You're all assuming that the collision size of a mech has to be large. It doesn't. You could have a narrow cylinder/rectangle for collisions. On alpha, the collision could be even smaller. For example, the Tellesis "only 5 entrances" issue. Well, if it takes 15-20 people per entrance to block it on alpha, let the griefers do it if they can pull it off. Gives a whole new meaning to the term "station camp". If it becomes a serious problem, I'm sure the devs could find an easy solution (like expanding the docking region so that to block all the entrances would take more people)
On betas, collision would force people to be more disciplined in larger engagements and in movement. I don't see a problem with that. The collision box on betas could be much larger as well, because if someone is griefing you on beta you can shoot them.
Tracking is something worthwhile to the game if it can be done. As it is, light bots might as well just try to blow up on a mech to try and kill it. Pilot skill needs to be put into play more, and a tracking system would allow for that much more than the current "hit size" limitations. Gun tracking should have simple angular change in addition to hit size calculations for missing, missile tracking could be similar to that other game; explosion radius, explosion size, and explosion speed.
[I'm not a game dev/network junkie, but using what knowledge I have as a learning programmer...]

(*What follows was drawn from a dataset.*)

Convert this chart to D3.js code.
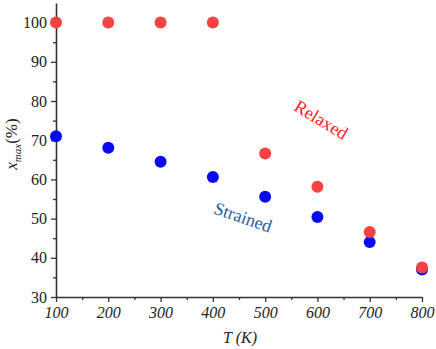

The game already is sending positional-directional data. Projected angular calculations are not extensively difficult to do, and only need to be calculated probably twice a second, and only on locked targets (assume 8 calculations per player max, assume 200 player battle, that's 3200 calculations a second. Each calculation is definitely less than 100 floating point calculations, but let's assume it's 100. That's all of 320,000 floating point calculations, out of the gigaflops (1,000,000,000) that a server can do. That'd be a 0.032% increase out of total CPU usage if they only had 1 gigaflop. I doubt that would be the issue.
[/end probably half-correct calculations, which are probably only an order of maginitude wrong, if that]
EDIT: And as for all the "but you could kill my [insert big mech here] with a [insert small mech here] comments that are inevitable, that means you're doing it wrong. Being bigger does not always mean you're a better fighter, and if you're getting killed by a castel in your mesmer because you don't have a demob/tracking booster fit or you're not using terrain/cover... you're doing it wrong and should die. Just because you're big doesn't mean you are invulnerable, or at least, it shouldn't. The fact that you are shows imbalance, because it means even an idiot in a heavy mech is worth more than the best pvp pilot in the game in a light bot.